On the operational side, NRB has a documented Service Control Center bringing together Service Desk personnel to provide a direct, complete, permanent, and real time view of service status. This supports the company’s managed operations and incident handling posture, but precise facility level physical security controls were not publicly listed in the sources reviewed.
Compliance & Standards:
NRB publicly states that it holds ISO 27001, ISO 9001, ISO 20000, and ISO 14001 certifications. The company’s certifications page says these reflect alignment with demanding standards in cybersecurity, quality, IT services, and environmental management, and also references independent external audits including ISAE 3402, ISAE 3000, and BCM.
NRB also says it complies with key regulations such as the NIS2 Directive, GDPR, and DORA, and supports clients in their own compliance efforts. Because these statements are published directly on NRB’s certifications and reports pages, they are strong evidence for the company’s documented governance and compliance posture.
🌐 Connectivity & Carrier Access
Carrier Neutrality:
NRB’s published housing brochure explicitly describes the Villers le Bouillet Data Center as carrier neutral. The broader company data center pages also describe NRB as a multi operator player, which supports carrier access flexibility, although the strongest direct evidence is tied to Villers le Bouillet rather than all facilities generically.
Network Capabilities:
NRB’s official infrastructure materials state that its data center campuses are linked by dark fiber, and that the infrastructure is ultra connected and geo resilient. The NECS platform further supports hybrid cloud use by integrating NRB private cloud with leading public clouds, while the API integration materials say platform connectivity can be secured through site to site integration.
NRB’s broader offering also includes hosting and managed operations around SAP, where the company explicitly references architectures interconnecting private cloud production with Azure or Amazon public cloud environments managed by NRB. This supports hybrid and private connectivity use cases, even though public pages reviewed did not clearly list discrete products under labels such as MPLS, SD WAN, or Ethernet private line.
Connectivity Use Cases:
NRB is clearly positioned for organizations that need Belgium based hosting, hybrid cloud, private cloud, and managed infrastructure with continuity oriented data center design. Its published materials support use cases such as keeping sensitive workloads in Belgium, integrating sovereign private cloud with hyperscale public cloud, and hosting SAP or other business critical systems in controlled environments.

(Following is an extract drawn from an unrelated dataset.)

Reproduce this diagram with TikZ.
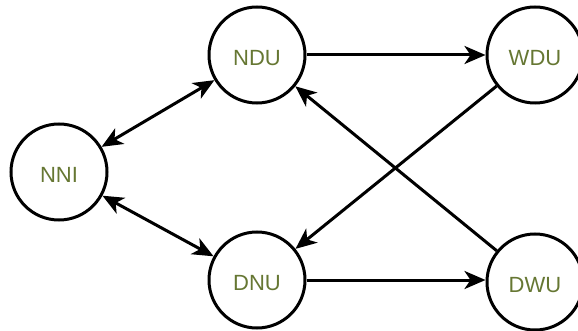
\documentclass[tikz,border=0pt]{standalone}
\usepackage{fontspec}
\setmainfont{Liberation Sans}
\usepackage{tikz}
\usetikzlibrary{arrows.meta}
\definecolor{olivetext}{RGB}{102,119,51}

\begin{document}
\begin{tikzpicture}[x=1pt, y=-1pt,
            state/.style={draw, circle, line width=3pt, minimum size=96pt, inner sep=0pt,
                text=olivetext, text height=21.5pt, text depth=0pt,
                font=\fontsize{22}{26}\selectfont},
            link/.style={line width=3pt, -{Stealth[length=21pt, width=18pt, inset=6pt]}},
            both/.style={line width=3pt, {Stealth[length=21pt, width=18pt, inset=6pt]}-{Stealth[length=21pt, width=18pt, inset=6pt]}}]
            \useasboundingbox (0,0) rectangle (578,331);
            \node[state] (NNI) at (59,172) {NNI};
            \node[state] (NDU) at (257,55) {NDU};
            \node[state] (DNU) at (257,280) {DNU};
            \node[state] (WDU) at (535,55) {WDU};
            \node[state] (DWU) at (535,282) {DWU};
            \draw[both] (NNI) -- (NDU);
            \draw[both] (NNI) -- (DNU);
            \draw[link] (NDU) -- (WDU);
            \draw[link] (DNU) -- (DNU -| DWU.west);
            \draw[link] (WDU) -- (DNU);
            \draw[link] (DWU) -- (NDU);
        \end{tikzpicture}
\end{document}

The company’s sectors pages show strong relevance for public and social sectors, industry, energy and utilities, financial organizations, and insurance companies, which aligns with the security, continuity, and compliance emphasis across its infrastructure offer.
💼 Who It Serves
NRB states that it serves customers in the public and private sectors, including public and social sectors, industry, energy and utilities, financial organizations, and insurance companies. The company also positions some subsidiaries toward SMEs and small public entities, but NRB S.A. itself is presented as serving larger organizations with specialized ICT services and solutions.
Its infrastructure and cloud materials suggest a particularly strong fit for organizations requiring sovereign Belgian infrastructure, managed operations, hybrid cloud transformation, hosting, and continuity sensitive environments.